Methods to Avoid Overfitting

To avoid overfitting in machine learning, you can use a combination of techniques and best practices. Here is a list of key preventive measures:

• Cross-Validation: Cross-validation involves splitting your dataset into multiple folds, training the model on different subsets, and evaluating its performance on the remaining data. This ensures that your model generalises well across different data splits. For example, in k-fold cross-validation, you divide your data into k subsets. You train and validate your model k times, using a different fold as the validation set and the remaining folds as the training set each time.
• Split Your Data: For training, validation, and testing, divide your data into distinct subsets.
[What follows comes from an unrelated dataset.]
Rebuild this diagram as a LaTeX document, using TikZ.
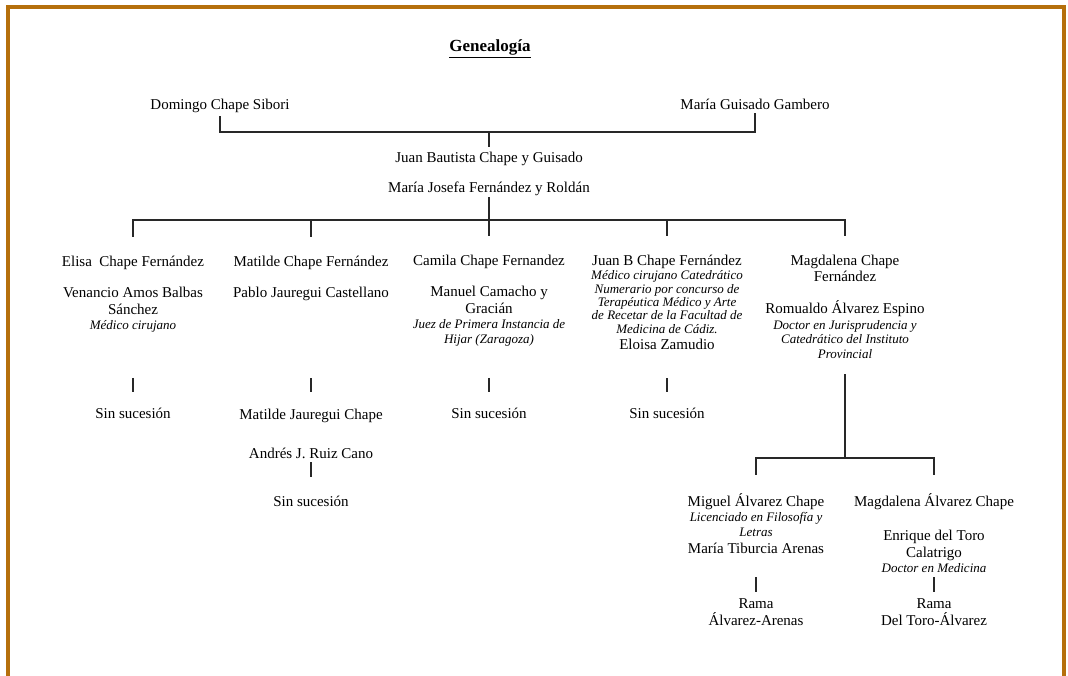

This ensures that your model is trained on one subset, hyperparameters are tuned on another, and performance is evaluated on a completely separate set. For example, you could use an 80/10/10 split, with 80% of the data going to training, 10% going to validation, and 10% going to testing.
• Regularization: Regularization techniques add penalty terms to the loss function to prevent the model from fitting the training data too closely. For example, in linear regression, L1 regularization (Lasso) adds the absolute values of the coefficients to the loss function, encouraging some coefficients to become exactly zero. L2 regularization (Ridge) augments the loss function with the squared coefficient values.
• Data Augmentation: Data augmentation is the process of creating new samples by applying random transformations to your training data. For example, during image classification training, you could randomly rotate, flip, or zoom into images to generate variations of the original images.
• Feature Selection: To reduce the risk of overfitting, select the most relevant features and exclude irrelevant or redundant ones.
• Example: Using techniques such as Recursive Feature Elimination, you iteratively remove the least important features until the desired number is reached.
• Ensemble Learning: Ensemble methods combine predictions from different models to improve overall performance and reduce overfitting. Random Forest is an ensemble method that builds multiple decision trees and combines their predictions. Each tree is trained on a different subset of the data.
• Early Stopping: During training, monitor the model’s performance on a validation set and stop when performance begins to degrade. For example, in neural network training, you might stop training if the validation loss does not improve after a certain number of consecutive epochs.
• Dropout: Dropout deactivates a subset of neurons at random during training to avoid over-reliance on specific neurons. Example: In a neural network, the network is trained on the remaining active neurons, while random neurons are set to zero during each training iteration.
• Reduce Model Complexity: To avoid overfitting, select a simpler model architecture. Example: Take into consideration using a simpler architecture with fewer layers or nodes in place of a deep neural network with many layers.
• Increase Training Data: Gather more information to help the model better grasp the underlying patterns in the data. Example: A larger dataset containing a variety of positive and negative sentiment examples can improve the model’s ability to generalize in a sentiment analysis task.

Conclusion

Overfitting must be avoided if machine-learning models are to be robust and reliable. Practitioners can improve a model’s generalisation capabilities by implementing preventive measures such as cross-validation, regularisation, data augmentation, and feature selection. Ensemble learning, early stopping, and dropout are additional techniques that help to build models that balance complexity and performance. Selecting an appropriate model architecture, increasing training data, and adhering to best practices in data splitting are additional keys to overcoming overfitting challenges. With these precautions, machine learning practitioners can ensure that their models generalise well to diverse datasets and real-world scenarios, fostering predictability and accuracy. Continued research and application of these strategies align with the ongoing pursuit of optimising machine learning practices.